Objective: Scan the material below for the string "that", and copy every line where it shows up.

Record extracts:

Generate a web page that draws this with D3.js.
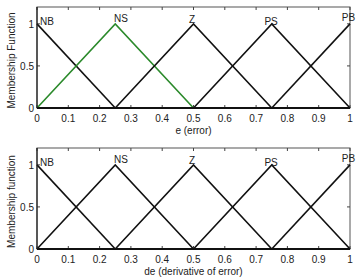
<!DOCTYPE html>
<html>
<head>
<meta charset="utf-8">
<script src="https://cdn.jsdelivr.net/npm/d3@7"></script>
<style>
  body { margin: 0; background: #fff; }
  svg text { font-family: "Liberation Sans Narrow", "Liberation Sans", Arial, sans-serif; fill: #222; }
</style>
</head>
<body>
<svg id="chart" width="364" height="278"></svg>
<script>
// membership sets (same for e and de)
var setNames = ['NB', 'NS', 'Z', 'PS', 'PB'];
var setPoints = [
    [[0, 1], [0.25, 0]],
    [[0, 0], [0.25, 1], [0.5, 0]],
    [[0.25, 0], [0.5, 1], [0.75, 0]],
    [[0.5, 0], [0.75, 1], [1, 0]],
    [[0.75, 0], [1, 1]]
];
var xTicks = [0, 0.1, 0.2, 0.3, 0.4, 0.5, 0.6, 0.7, 0.8, 0.9, 1];
var yTicks = [0, 0.5, 1];
var yTickLabels = ['0', '0.5', '1'];
// where each set label sits (x value, y value of baseline)
var labelPos = [[0.032, 0.99], [0.268, 1.02], [0.495, 1.01], [0.748, 0.99], [0.995, 1.03]];

var panels = [
    { top: 7, bottom: 108, xlabel: 'e (error)', ylabel: 'Membership Function', green: 1 },
    { top: 148, bottom: 249, xlabel: 'de (derivative of error)', ylabel: 'Membership function', green: -1 }
];

var svg = d3.select('#chart');
var left = 37, right = 350;

panels.forEach(function(p){
    var x = d3.scaleLinear().domain([0, 1]).range([left, right]);
    var y = d3.scaleLinear().domain([0, 1.2]).range([p.bottom, p.top]);
    var g = svg.append('g');

    // box
    g.append('rect')
        .attr('x', left).attr('y', p.top)
        .attr('width', right - left).attr('height', p.bottom - p.top)
        .attr('fill', 'none').attr('stroke', '#555').attr('stroke-width', 1);

    // inward ticks on all four sides
    xTicks.forEach(function(t){
        g.append('line').attr('x1', x(t)).attr('x2', x(t))
            .attr('y1', p.bottom).attr('y2', p.bottom - 3).attr('stroke', '#444');
        g.append('line').attr('x1', x(t)).attr('x2', x(t))
            .attr('y1', p.top).attr('y2', p.top + 3).attr('stroke', '#444');
        g.append('text').attr('x', x(t)).attr('y', p.bottom + 14)
            .attr('text-anchor', 'middle').attr('font-size', 10).text(t);
    });
    yTicks.forEach(function(t, i){
        g.append('line').attr('x1', left).attr('x2', left + 3)
            .attr('y1', y(t)).attr('y2', y(t)).attr('stroke', '#444');
        g.append('line').attr('x1', right).attr('x2', right - 3)
            .attr('y1', y(t)).attr('y2', y(t)).attr('stroke', '#444');
        g.append('text').attr('x', left - 3).attr('y', y(t) + 4)
            .attr('text-anchor', 'end').attr('font-size', 10).text(yTickLabels[i]);
    });

    var line = d3.line().x(function(d){ return x(d[0]); }).y(function(d){ return y(d[1]); });
    setPoints.forEach(function(pts, i){
        g.append('path').attr('d', line(pts)).attr('fill', 'none')
            .attr('stroke', i === p.green ? '#2b8a2b' : '#111')
            .attr('stroke-width', 1.6);
    });

    // thick baseline
    g.append('line').attr('x1', left).attr('x2', right)
        .attr('y1', p.bottom).attr('y2', p.bottom)
        .attr('stroke', '#111').attr('stroke-width', 2);
    g.append('line').attr('x1', left).attr('x2', left)
        .attr('y1', p.top).attr('y2', p.bottom)
        .attr('stroke', '#222').attr('stroke-width', 1.2);

    setNames.forEach(function(n, i){
        g.append('text').attr('x', x(labelPos[i][0])).attr('y', y(labelPos[i][1]))
            .attr('text-anchor', 'middle').attr('font-size', 10).text(n);
    });

    g.append('text').attr('x', x(0.5)).attr('y', p.bottom + 26)
        .attr('text-anchor', 'middle').attr('font-size', 10).text(p.xlabel);
    g.append('text')
        .attr('transform', 'translate(15,' + ((p.top + p.bottom) / 2 + 3) + ') rotate(-90)')
        .attr('text-anchor', 'middle').attr('font-size', 10).text(p.ylabel);
});
</script>
</body>
</html>
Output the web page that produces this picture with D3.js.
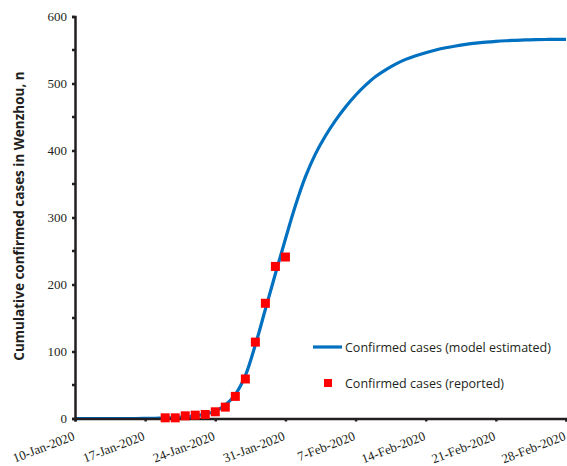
<!DOCTYPE html>
<html><head><meta charset="utf-8">
<script src="https://cdn.jsdelivr.net/npm/d3@7"></script>
<style>body{margin:0;background:#fff}svg{display:block}</style>
</head><body><svg id="c" width="567" height="466"></svg>
<script>
const startDate = "2020-01-10";
const endDate = "2020-02-28";
const tickLabels = ["10-Jan-2020","17-Jan-2020","24-Jan-2020","31-Jan-2020","7-Feb-2020","14-Feb-2020","21-Feb-2020","28-Feb-2020"];
const yTicks = [0,100,200,300,400,500,600];
// reported cumulative cases, 19-Jan to 31-Jan 2020
const reportedDates = ["2020-01-19","2020-01-20","2020-01-21","2020-01-22","2020-01-23","2020-01-24","2020-01-25","2020-01-26","2020-01-27","2020-01-28","2020-01-29","2020-01-30","2020-01-31"];
const reportedValues = [1,1,4,5,6,10,17,33,59,114,172,227,241];
// model estimated curve, read daily from 10-Jan to 28-Feb 2020
const modelValues = [0,0,0,0,0,0,0,0.1,0.3,0.7,1.3,2.3,4,6.5,11,20,36,64,110,163,216,268,318,361,395,422,445,465,482.5,497.5,510.5,520.5,529,536,541.5,546,550,553.3,556,558.3,560.2,561.7,562.9,563.8,564.5,565,565.4,565.7,565.9,566];

const parse = d3.timeParse("%Y-%m-%d");
const t0 = parse(startDate);
const modelData = modelValues.map((v,i)=>({date:d3.timeDay.offset(t0,i), v}));
const repData = reportedDates.map((d,i)=>({date:parse(d), v:reportedValues[i]}));

const svg = d3.select("#c");
const x = d3.scaleTime().domain([t0, parse(endDate)]).range([75, 566]);
const y = d3.scaleLinear().domain([0,600]).range([418.5, 16.5]);

const serif = "'Liberation Serif','Times New Roman',serif";
const sans = "'Open Sans','Noto Sans',sans-serif";

// model line
svg.append("path").datum(modelData)
  .attr("fill","none").attr("stroke","#0070C0").attr("stroke-width",3.2)
  .attr("d", d3.line().x(d=>x(d.date)).y(d=>y(d.v)).curve(d3.curveCatmullRom.alpha(0.5)));

// axes
const xTickDates = tickLabels.map((_,i)=>d3.timeDay.offset(t0,i*7));
const xAxis = d3.axisBottom(x).tickValues(xTickDates).tickSize(3).tickFormat((d,i)=>tickLabels[i]);
const gx = svg.append("g").attr("transform",`translate(0,${y(0)})`).call(xAxis);
gx.select(".domain").attr("stroke","#231f20").attr("stroke-width",2.5);
gx.selectAll(".tick line").attr("stroke","#231f20").attr("stroke-width",2.5);
gx.selectAll(".tick text")
  .attr("font-family",serif).attr("font-size",13).attr("fill","#231f20")
  .attr("text-anchor","end").attr("dy",0).attr("y",0)
  .attr("transform","translate(0,21) rotate(-21)");

const minor = d3.range(50,600,100);
const gy = svg.append("g").attr("transform",`translate(${x(t0)},0)`)
  .call(d3.axisLeft(y).tickValues(yTicks).tickSize(3).tickFormat(d3.format("d")));
gy.select(".domain").attr("stroke","#231f20").attr("stroke-width",2.5);
gy.selectAll(".tick line").attr("stroke","#231f20").attr("stroke-width",2.5);
gy.selectAll(".tick text").attr("font-family",serif).attr("font-size",13).attr("fill","#231f20").attr("x",-8);
svg.append("g").selectAll("line").data(minor).join("line")
  .attr("x1",x(t0)-3).attr("x2",x(t0)).attr("y1",d=>y(d)).attr("y2",d=>y(d))
  .attr("stroke","#231f20").attr("stroke-width",2.5);

// reported points
svg.append("g").selectAll("rect").data(repData).join("rect")
  .attr("x",d=>x(d.date)-4.5).attr("y",d=>y(d.v)-4.5)
  .attr("width",9).attr("height",9).attr("fill","#FF0000");

// y title
svg.append("text").attr("transform","translate(24,216) rotate(-90)")
  .attr("text-anchor","middle").attr("font-family",sans).attr("font-weight","bold")
  .attr("font-size",13.5).attr("fill","#231f20")
  .text("Cumulative confirmed cases in Wenzhou, n");

// legend
svg.append("line").attr("x1",313).attr("x2",342).attr("y1",347).attr("y2",347)
  .attr("stroke","#0070C0").attr("stroke-width",3.2);
svg.append("text").attr("x",345).attr("y",351.5).attr("font-family",sans).attr("font-size",12.5)
  .attr("fill","#231f20").text("Confirmed cases (model estimated)");
svg.append("rect").attr("x",324).attr("y",379).attr("width",8).attr("height",8).attr("fill","#FF0000");
svg.append("text").attr("x",345).attr("y",387.5).attr("font-family",sans).attr("font-size",12.5)
  .attr("fill","#231f20").text("Confirmed cases (reported)");
</script></body></html>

Task response:
Generate a web page that draws this with D3.js.
Output the web page that produces this picture with D3.js.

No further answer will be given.